Beho Beho Bushblog – Walter – 19th Oct

Karin and I have returned from our leave, a visit back to South Africa for two weeks, but it is always good to get back to the bush. The short rains have begun to fall, so everything is beginning to sprout and become very green.

At present one of the beautiful things is the Impala are beginning to lamb, in particular around Lake Manze, and it is during this stage that the burping calls of the ewe’s can be heard. The only time, besides giving alarm calls that the ewes are vocal, this call being used to communicate and remain in contact with the lambs; always beautiful seeing new life jumping around.

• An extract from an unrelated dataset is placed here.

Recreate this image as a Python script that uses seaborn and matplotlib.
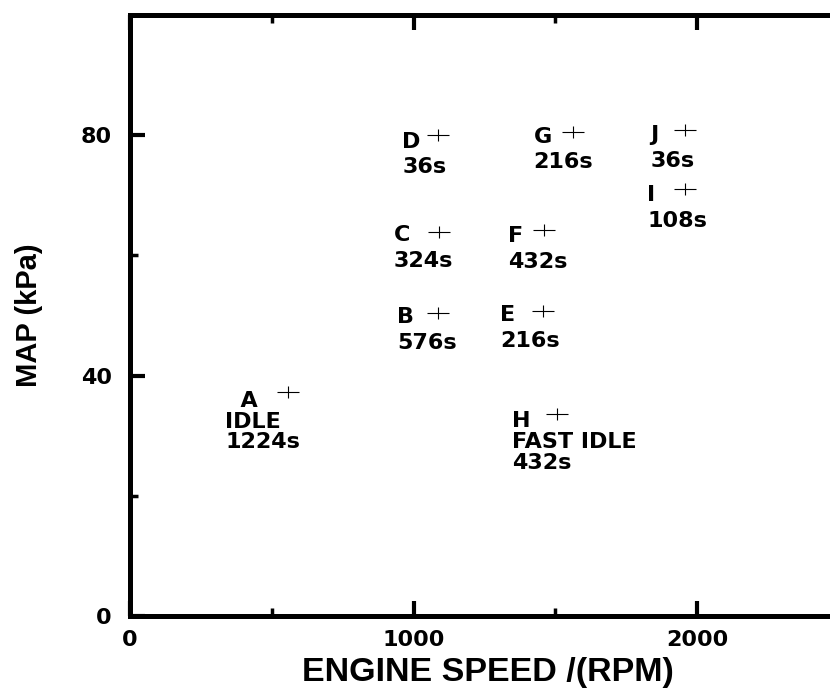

I had an interesting walk the other day, walking with a South African honeymoon couple, and I decide to go to a spring within a beautiful valley system, which is overlooked by the Beho Beho hills, dotted with old Baobabs, looking down like guards of the valley floor and onlookers of the things that move below their roots. But before making your way down into the ravine you need to follow a well used hippo and elephant path, which is extremely steep. The route leading into the path takes you on the outskirts of a cliff edge, which allows you to look down onto the valley floor, ever watchful of what is moving or lurking below. As we were about to reach the entrance of the path, I stopped and showed the two honeymooners a Cucumber bush (Thilachium africanum) which was displaying its beautiful white pincushion flowers, and green cucumber looking fruit (hence the name). The fruit are often covered by ants, which farm the sticky sweet sap that is exuded from the fruit, and in return they defend the bush, their food source.

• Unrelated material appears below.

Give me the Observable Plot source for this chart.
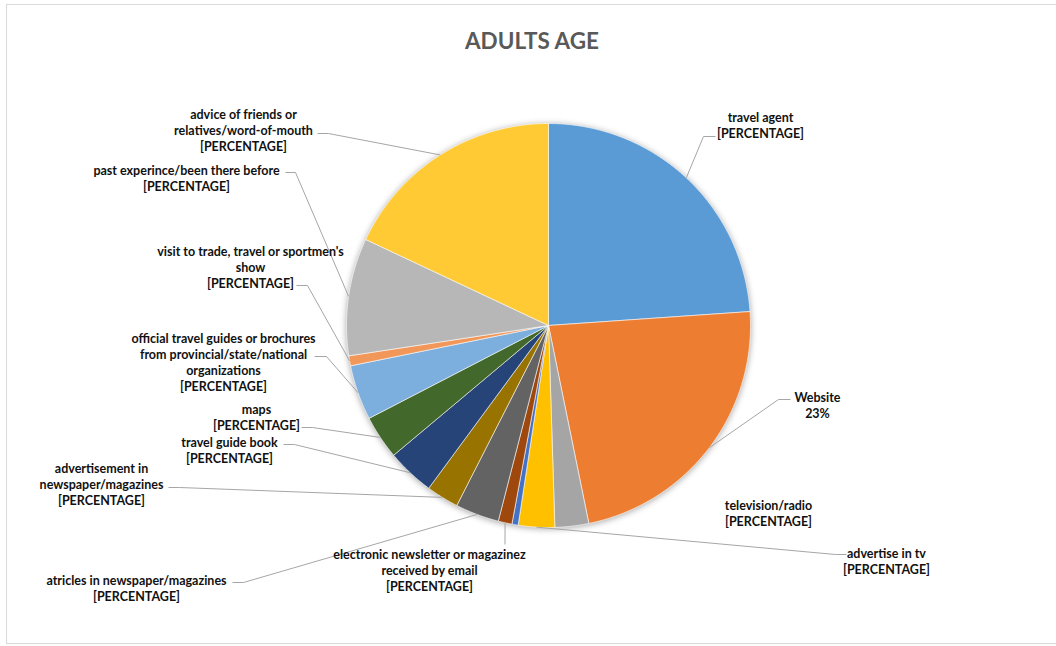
<!DOCTYPE html>
<html><head><meta charset="utf-8">
<script src="https://cdn.jsdelivr.net/npm/d3@7"></script>
<script src="https://cdn.jsdelivr.net/npm/@observablehq/plot@0.6"></script>
<style>
body{margin:0;background:#fff;}
#wrap{position:relative;width:1056px;height:646px;overflow:hidden;}
#chart{position:absolute;left:0;top:0;}
#frame{position:absolute;left:6px;top:4px;width:1070px;height:640px;border:1px solid #d9d9d9;box-sizing:border-box;}
#title{position:absolute;left:0;width:1064px;top:27px;text-align:center;font-family:Lato,sans-serif;font-weight:bold;font-size:22.5px;color:#595959;}
</style></head><body>
<div id="wrap"><div id="chart"></div><div id="frame"></div><div id="title">ADULTS AGE</div></div>
<script>
// ---- data ----
const categories = [
  "travel agent",
  "Website",
  "television/radio",
  "advertise in tv",
  "(unlabeled)",
  "electronic newsletter or magazinez received by email",
  "atricles in newspaper/magazines",
  "advertisement in newspaper/magazines",
  "travel guide book",
  "maps",
  "official travel guides or brochures from provincial/state/national organizations",
  "visit to trade, travel or sportmen's show",
  "past experince/been there before",
  "advice of friends or relatives/word-of-mouth"
];
const values = [23.9, 22.9, 2.7, 2.9, 0.5, 1.1, 3.5, 2.6, 3.8, 3.5, 4.4, 0.8, 9.4, 18.0];
const labelLines = [
  "travel agent",
  "Website",
  "television/radio",
  "advertise in tv",
  null,
  "electronic newsletter or magazinez\nreceived by email",
  "atricles in newspaper/magazines",
  "advertisement in\nnewspaper/magazines",
  "travel guide book",
  "maps",
  "official travel guides or brochures\nfrom provincial/state/national\norganizations",
  "visit to trade, travel or sportmen's\nshow",
  "past experince/been there before",
  "advice of friends or\nrelatives/word-of-mouth"
];
const showValue = [false, true, false, false, false, false, false, false, false, false, false, false, false, false];
const colors = ["#5B9BD5","#ED7D31","#A5A5A5","#FFC000","#4472C4","#9E480E","#636363","#997300","#264478","#43682B","#7CAFDD","#F1975A","#B7B7B7","#FFCA33"];

// ---- layout (pixels) ----
const cx = 548, cy = 325, r = 202;
const layout = {
  "travel agent": {x: 760, y: 116, ax: 715, ay: 136, ex: 703},
  "Website": {x: 817, y: 396, ax: 790, ay: 399, ex: 778},
  "television/radio": {x: 768, y: 504},
  "advertise in tv": {x: 886, y: 552, ax: 846, ay: 554, ex: 835},
  "electronic newsletter or magazinez received by email": {x: 429, y: 553, ax: 504.5, ay: 544, ex: 504.5},
  "atricles in newspaper/magazines": {x: 136, y: 579, ax: 232, ay: 582, ex: 243},
  "advertisement in newspaper/magazines": {x: 101, y: 467, ax: 168, ay: 487, ex: 179},
  "travel guide book": {x: 229, y: 441, ax: 283, ay: 444, ex: 294},
  "maps": {x: 256, y: 408, ax: 301, ay: 427, ex: 312},
  "official travel guides or brochures from provincial/state/national organizations": {x: 223, y: 337, ax: 314, ay: 356, ex: 326},
  "visit to trade, travel or sportmen's show": {x: 250, y: 250, ax: 296, ay: 285, ex: 307},
  "past experince/been there before": {x: 186, y: 169, ax: 285, ay: 172, ex: 295},
  "advice of friends or relatives/word-of-mouth": {x: 243, y: 113, ax: 317, ay: 133, ex: 328}
};
const LH = 16, FS = 12.5;

const data = categories.map((name, i) => ({name, value: values[i], label: labelLines[i], showValue: showValue[i]}));
const total = d3.sum(values);
const arcs = d3.pie().sort(null).value(d => d.value)(data);

const pts = [];
for (const a of arcs) {
  const name = a.data.name;
  pts.push({name, px: cx, py: cy});
  const n = Math.max(2, Math.ceil((a.endAngle - a.startAngle) / (Math.PI / 360)));
  for (let i = 0; i <= n; i++) {
    const t = a.startAngle + (a.endAngle - a.startAngle) * i / n;
    pts.push({name, px: cx + r * Math.sin(t), py: cy - r * Math.cos(t)});
  }
  pts.push({name, px: cx, py: cy});
}

const labels = [], links = [];
for (const a of arcs) {
  const d = a.data, L = layout[d.name];
  if (!L || d.label == null) continue;
  const text = d.label + "\n" + (d.showValue ? d3.format(".0%")(d.value / total) : "[PERCENTAGE]");
  const nLines = text.split("\n").length;
  labels.push({x: L.x, y: L.y + (nLines - 1) * LH / 2, text});
  if (L.ax != null) {
    const m = (a.startAngle + a.endAngle) / 2;
    const px = cx + r * Math.sin(m), py = cy - r * Math.cos(m);
    links.push({x1: L.ax, y1: L.ay, x2: L.ex, y2: L.ay});
    links.push({x1: L.ex, y1: L.ay, x2: px, y2: py});
  }
}

const chart = Plot.plot({
  width: 1056, height: 646, margin: 0,
  style: {background: "transparent"},
  x: {domain: [0, 1056], range: [0, 1056], axis: null},
  y: {domain: [0, 646], range: [0, 646], axis: null},
  color: {domain: categories, range: colors},
  marks: [
    Plot.line(pts, {x: "px", y: "py", z: "name", fill: "name", stroke: "white", strokeWidth: 0.6, strokeLinejoin: "round"}),
    Plot.link(links, {x1: "x1", y1: "y1", x2: "x2", y2: "y2", stroke: "#A6A6A6", strokeWidth: 1}),
    Plot.text(labels, {x: "x", y: "y", text: "text", lineAnchor: "middle", textAnchor: "middle",
      fontSize: FS, fontWeight: "bold", fontFamily: "Lato", fill: "#111", lineHeight: LH / FS})
  ]
});
const g = chart.querySelector('g[aria-label="line"]');
if (g) g.style.filter = "drop-shadow(0px 1px 3px rgba(0,0,0,0.35))";
document.getElementById("chart").appendChild(chart);
</script>
</body></html>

I had finished and just began walking forward when, Eloise said, “Walt, look!”

And in front and slightly to the side of us was a 3.5m crocodile, a female, due to her having a narrower and more pointed snout, whereas the snout of a male tends to be broader. But not a stir, no movement, not even any sign that this crocodile was alive, but it still had that deathly stare; a look of no emotion, a real killing machine, which sends cold chills down your spine every time you look into those eyes. Still unsure if this ancient creature was alive; I picked up a stone and threw it in its immediate direction, no reaction, another and still no reaction, nothing, not even a stir. From a distance I picked up a very, very long branch and slowly, from a very far distance moved it towards its head, almost touching it on the muzzle, the jaws opened abruptly, like a trapdoor, and she began giving her hissing bellow. She was obviously not dead, just a tad slow this morning, but had the energy to climb up a ravine and scan the valley.

We made our way down after giving her a wide berth and sat upon some rocks at the spring, which had clear signs that this was where she had come from. Amazing what you can come across on a walk. Crocodiles do move vast distances to other water sources, so for them to cross over land isn’t too much of an issue. On our return back up the steep path, to where we had first spotted her, no crocodile – she had moved away back into the undergrowth below.